Lo que decimos y hacemos nos define, unas veces como miembros de una cultura, de un país, otras sobre una manera de ver la vida y nuestro papel como seres humanos, algo que nos puede hacer aún más foráneos respecto a nuestros congéneres que las coordenadas geográficas.
Albert Camus nació como francés en un territorio que no lo era, Argelia. Un lugar con dos culturas y dos idiomas en una situación en la que uno se impuso sobre el otro, compartieron espacio, pero no convivieron. Quizás este fuera uno de los influjos externos que llevaron al joven Camus a con tan solo 25 años en 1942 escribir y publicar esta novela.
En ella, un hombre anodino nos cuenta en primera persona algunas circunstancias –la muerte de su madre, la mujer que se le declara, el vecino que le pide ayuda en sus cuestiones mujeriegas- que alteran la cotidianeidad de su vida –su trabajo, sus vecinos, el lugar al que va a comer-. Sin embargo, su manera de actuar y de responder ante todas ellas es la misma, asertivo –en su lenguaje no existen los adjetivos calificativos-, impasible –que no cerebral o calculador- y auténtico –dice lo que piensa, aunque nos quedamos con la duda de si siente lo que piensa, de si hay un corazón más allá de su razón, de si sus sensaciones derivan en emociones.
Un suceso inesperado lleva a nuestro protagonista a juicio. En esta situación, toda su vida, los elementos que la forman, los sucesos vividos, las opiniones emitidas y los sentimientos y emociones expresadas se verán sometidos a un escrutinio público aun mayor que el de sus acciones supuestamente punibles. Parece que se nos valora y califica más por las subjetividades y el cumplimiento de los convencionalismos sociales que por los hechos objetivos.
Albert Camus elige el plano humano como el protagonista de esta ficción: un hombre que no conoció a su padre y que parece nunca ha vivido en un ambiente de afecto familiar, sin apego entre él y su madre, sin demostración clara de afecto hacia la mujer que le pretende. En el lado colectivo deja claro que franco-católicos y argelino-musulmanes se encuentran en un mismo lugar pero sin un entendimiento real como se puede comprobar con las andanzas pseudo amorosas de Raymond, su vecino de rellano.

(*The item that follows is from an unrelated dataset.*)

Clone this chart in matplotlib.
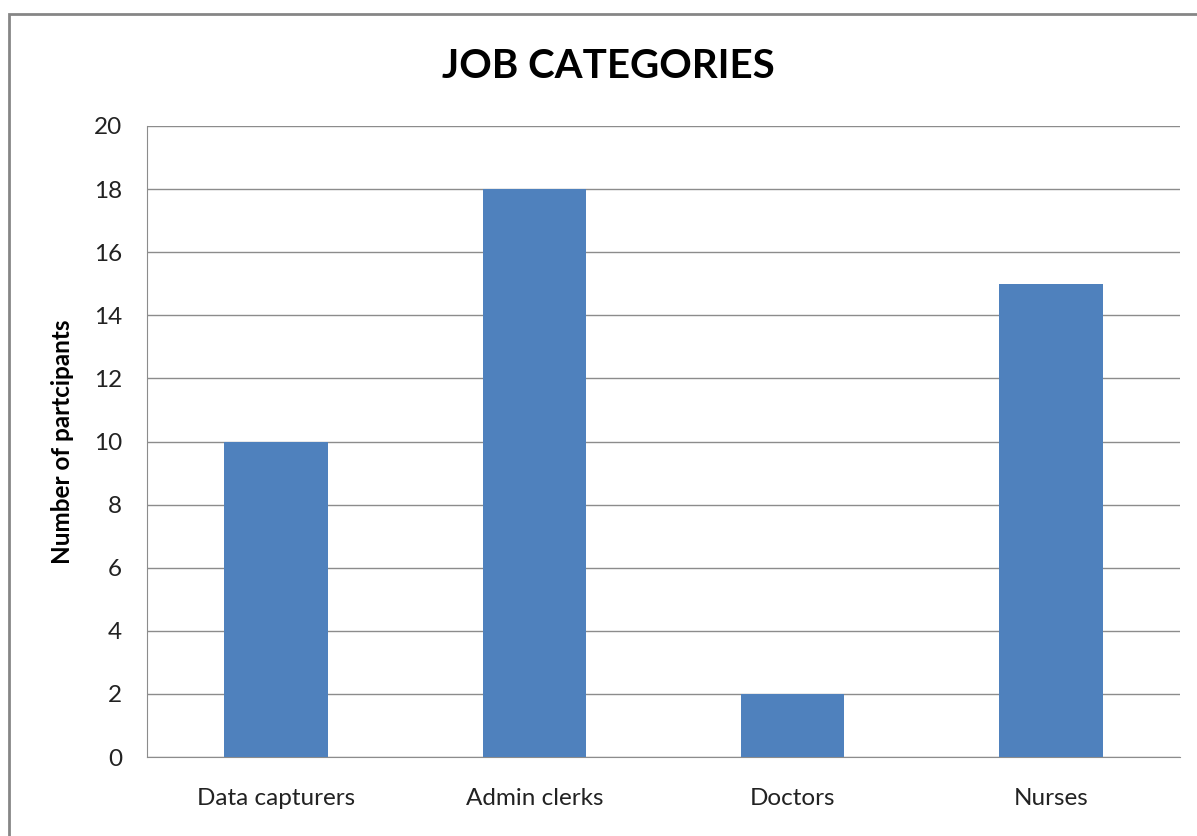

“El extranjero” es un retrato tanto personal como social sobre el Argel franco-musulmán del inicio de la década de los 40 del siglo XX, que funciona, que resulta verosímil a pesar de su aparente tibieza. Es tan auténtico como precisas las palabras que pone Camus en boca de Meursauilt a modo de diálogos y descripciones con un ritmo y una cadencia en la que relato, personajes, el universo en el que ellos viven y el que nosotros construimos como lectores avanzan al unísono en perfecta sincronía, confluyen en un crecimiento exponencial que se adueña al completo de nuestra atención y de nuestra voluntad. Comenzar esta obra es no poder parar hasta llegar a su punto final.
Con ecos del aparentemente irracional “Bartleby, el escribiente” de Herman Melville, Camus nos sitúa en un ambiente en el que nos hace reflexionar sobre dónde está la línea roja que separa la autenticidad (la verdad interior, la sentida) de los convencionalismos, de los comportamientos exigidos socialmente. Temas sobre los que el futuro Premio Nobel de Literatura de 1957 seguiría trabajando en su posterior carrera, como en la desmesurada y romana teatralidad de “Calígula” o en la novelada claustrofobia de “La peste”, también ambientada en la Argelia francesa.